I can honestly say I never knew a fragrance could smell this terrible!
It smells like a grandmothers spicy perfume.
I'm surprised by this fragrance. The bottle, like the other Diesel fragrances, is dull at best, even ugly. The market for Diesel hardly is the old school jetsetter, yet this fragrance seems more suited to a person who enjoys Old Spice and Tabac Original.
This doesn't smell like Big Red gum to me. It certainly does have a prominent spicy note, but the floral elements seem to be at the forefront to my nose. Not too sweet either, which is just fine by me. For the price, this is an acceptable, even worthy, option for those afraid to wear something that originated before they were born.
( Instructions on ) How to build a Bomb !!
If you can manage to stuff a single rose into a big party balloon; and fill the rest of it with Johnson's Baby Powder, and a ton of dry Cinnamon -ground so fine that it will inevitably be sucked into the air, up someone's nose, and directly into their sinuses... You then POP that balloon, two inches in front of that someone's face?
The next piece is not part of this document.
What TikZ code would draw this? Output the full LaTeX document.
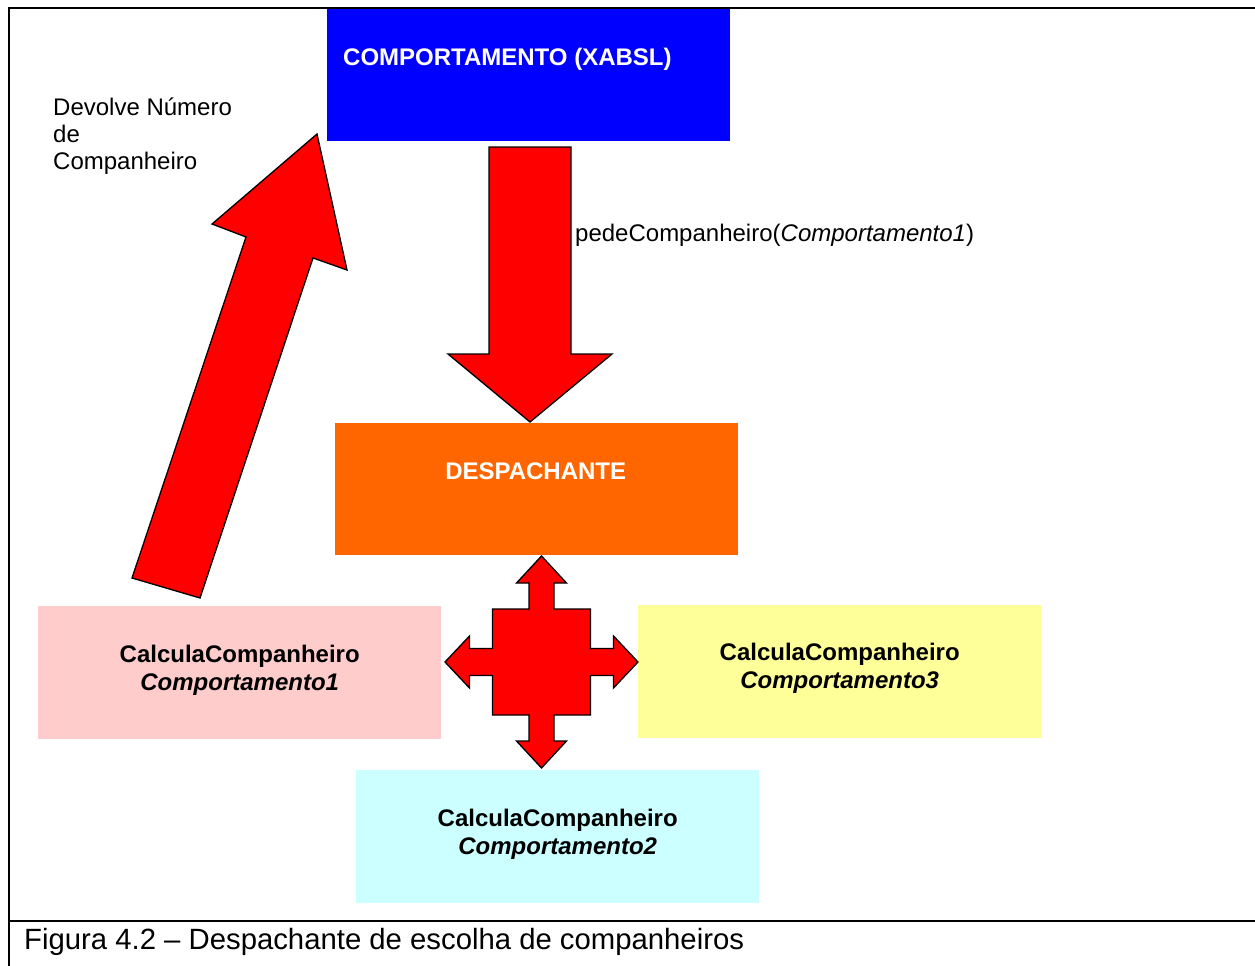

That person, would have just experienced...
DIESEL. Zero. Plus. Masculine !!
( Luv this one. I always wear this when I'm dragged to a party that I don't wanna go to ! ) LOL
07th August, 2013 (last edited: 02nd July, 2014)
Powdery cinnamon frag which is very synthetic. Not a horrible frag, just wan't for me. I gave this one away.
This one can be purchased pretty cheap now.
I bought a bottle of this unsniffed at a discount store years ago, thinking it was something else. Since then, I've tried to learn to enjoy it, but I've come to the conclusion that this is just a terrible perfume.
It's a mix of cinnamon candy (like red hots or Big Red gum) with cloves and cherry Kool Aid. It has a thin vanilla base, but the dominant smell is the cinnamon/clove mix, which smells like cheap Christmas potpouri. Seriously, imagine Christmas time at the cheapest store you can imagine and the scented junk they sell smells like this.
It's too sweet and strong to wear to work, and it's too Christmas-specific and cheap-smelling to wear to a club. I'd use it as a bathroom freshener at Christmas time, but I have much nicer candles and stuff for that, so this hasn't even proven nice enough to drown out the smell of my farts. Sorry, but this is a fail, both in terms of artistic merit and wearability.